Des médecins peu (in)formés
Face au manque de connaissances des professionnels de santé, 80 % des patients s'autodiagnostiquent via Internet. « J'ai fait beaucoup de formations sur la narcolepsie à destination des médecins et des pédiatres ; ils ne venaient pas, prétextant qu'ils n'ont pas le temps ou ne s'intéressent pas à cette maladie 'trop rare'. Alors j'ai un peu lâché l'affaire... », admet le Pr Dauvilliers. « On ne peut pas leur en vouloir, il y a tellement de maladies rares... Mais c'est tout l'intérêt d'une campagne grand public : sensibiliser tout le monde ! », estime Anne Berton.
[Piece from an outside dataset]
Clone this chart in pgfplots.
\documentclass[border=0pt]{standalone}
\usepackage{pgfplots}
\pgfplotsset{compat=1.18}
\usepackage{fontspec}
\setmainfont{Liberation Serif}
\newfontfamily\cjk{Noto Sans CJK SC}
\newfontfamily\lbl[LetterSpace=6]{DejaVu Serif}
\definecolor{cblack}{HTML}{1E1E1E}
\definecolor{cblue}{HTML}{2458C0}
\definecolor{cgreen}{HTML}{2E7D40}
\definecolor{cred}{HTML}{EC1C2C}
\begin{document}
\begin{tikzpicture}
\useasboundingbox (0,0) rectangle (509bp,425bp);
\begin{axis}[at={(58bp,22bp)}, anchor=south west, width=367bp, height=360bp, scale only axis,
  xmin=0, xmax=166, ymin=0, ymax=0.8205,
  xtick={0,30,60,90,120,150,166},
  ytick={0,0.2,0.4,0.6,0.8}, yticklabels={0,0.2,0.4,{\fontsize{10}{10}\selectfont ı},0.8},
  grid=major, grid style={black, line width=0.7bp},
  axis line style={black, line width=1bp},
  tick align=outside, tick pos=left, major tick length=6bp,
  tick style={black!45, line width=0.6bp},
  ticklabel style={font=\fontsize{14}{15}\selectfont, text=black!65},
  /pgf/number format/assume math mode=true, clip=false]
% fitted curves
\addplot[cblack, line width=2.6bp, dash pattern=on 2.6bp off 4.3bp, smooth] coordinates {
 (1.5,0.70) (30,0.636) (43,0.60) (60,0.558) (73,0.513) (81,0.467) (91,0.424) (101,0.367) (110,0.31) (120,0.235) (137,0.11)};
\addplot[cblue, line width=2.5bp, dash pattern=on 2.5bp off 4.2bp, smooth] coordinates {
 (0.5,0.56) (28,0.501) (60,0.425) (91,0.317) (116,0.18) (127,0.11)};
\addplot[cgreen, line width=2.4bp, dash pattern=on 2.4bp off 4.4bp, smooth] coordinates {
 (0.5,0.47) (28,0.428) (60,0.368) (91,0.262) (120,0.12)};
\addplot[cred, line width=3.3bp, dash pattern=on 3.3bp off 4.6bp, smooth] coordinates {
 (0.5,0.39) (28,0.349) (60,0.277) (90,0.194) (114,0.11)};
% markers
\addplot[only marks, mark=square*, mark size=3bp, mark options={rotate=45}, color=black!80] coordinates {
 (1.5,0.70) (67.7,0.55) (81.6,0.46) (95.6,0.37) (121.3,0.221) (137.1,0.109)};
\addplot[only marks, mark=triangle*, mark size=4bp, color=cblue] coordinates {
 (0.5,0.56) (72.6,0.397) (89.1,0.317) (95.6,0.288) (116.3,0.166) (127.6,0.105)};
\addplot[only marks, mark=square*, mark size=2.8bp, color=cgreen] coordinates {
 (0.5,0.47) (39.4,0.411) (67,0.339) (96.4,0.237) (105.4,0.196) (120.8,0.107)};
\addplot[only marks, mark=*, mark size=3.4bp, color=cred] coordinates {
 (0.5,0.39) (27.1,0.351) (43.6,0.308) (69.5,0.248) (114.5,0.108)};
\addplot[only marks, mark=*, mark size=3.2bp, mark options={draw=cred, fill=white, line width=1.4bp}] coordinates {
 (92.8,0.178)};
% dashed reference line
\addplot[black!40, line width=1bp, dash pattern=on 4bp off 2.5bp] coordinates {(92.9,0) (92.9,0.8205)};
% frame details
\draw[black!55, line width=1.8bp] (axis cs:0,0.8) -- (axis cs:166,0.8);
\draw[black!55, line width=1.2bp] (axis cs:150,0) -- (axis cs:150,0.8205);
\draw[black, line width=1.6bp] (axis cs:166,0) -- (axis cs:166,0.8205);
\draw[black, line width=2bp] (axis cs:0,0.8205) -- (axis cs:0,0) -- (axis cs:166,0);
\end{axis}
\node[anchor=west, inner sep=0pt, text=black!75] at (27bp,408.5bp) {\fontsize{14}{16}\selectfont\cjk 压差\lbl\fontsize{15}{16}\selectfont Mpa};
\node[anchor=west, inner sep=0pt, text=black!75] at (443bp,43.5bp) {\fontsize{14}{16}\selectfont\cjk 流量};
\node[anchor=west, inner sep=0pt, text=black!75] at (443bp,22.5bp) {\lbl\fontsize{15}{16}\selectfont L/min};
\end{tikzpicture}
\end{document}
Elle incite les personnes qui se reconnaissent à consulter leur médecin traitant ou un spécialiste du sommeil qui évaluera, dans un premier temps, leur somnolence diurne. Ils les dirigeront, ensuite, en cas de besoin, vers un centre de référence pour réaliser un enregistrement du sommeil la nuit (polysomnographie) et un test itératif de latence d'endormissement (TILE), qui vise à identifier l'apparition précoce du sommeil paradoxal (moins de 15 minutes), typique en cas de narcolepsie.
RQTH ou ALD possibles
Le diagnostic permettra ensuite de bénéficier d'une prise en charge personnalisée. « Au lycée, le médecin scolaire a mis en place un projet d'accueil individualisé (PAI) afin que Myriam puisse faire des siestes au cours de la journée et prendre son traitement, explique son père. Elle poursuit aujourd'hui ses études de communication après une scolarité difficile, mais sans échec. » Sous certaines conditions, certains salariés peuvent obtenir une Reconnaissance de la qualité de travailleur handicapé (RQTH) ou une prise en charge en Affection de longue durée (ALD). Le traitement de la narcolepsie repose également sur la prise en charge comportementale, avec des recommandations d'hygiène de vie (horaires de coucher réguliers, éviction des privations de sommeil, siestes, activité physique et alimentation adaptées), une aide psychosociale et la prescription de médicaments (éveillants et/ou stimulants, antidépresseurs et oxybate de sodium).
Un médicament bien toléré
Parmi les médicaments « éveillants », le pitolisant (Wakix), développé par Bioprojet, peut désormais être utilisé chez l'enfant de plus de six ans. « C'est un traitement très bien toléré (une prise le matin), sans anomalie clinique sévère. Ce qui n'est pas négligeable dans le cas d'une maladie chronique à vie », estime le Pr Dauvilliers. Une récente étude randomisée portant sur 110 patients* révèle son « efficacité significative » contre les cataplexies et la somnolence diurne excessive. « L'arrivée du pitolisant dans le traitement de la narcolepsie de l'enfant vient enrichir l'arsenal thérapeutique et augmente les chances de trouver le bon traitement, la bonne alliance entre médicaments et modes de vie. Chaque patient est différent et doit trouver sa propre combinaison. C'est pourquoi il est important de bien s'informer afin de choisir la meilleure stratégie », conclut Manon Brigandet.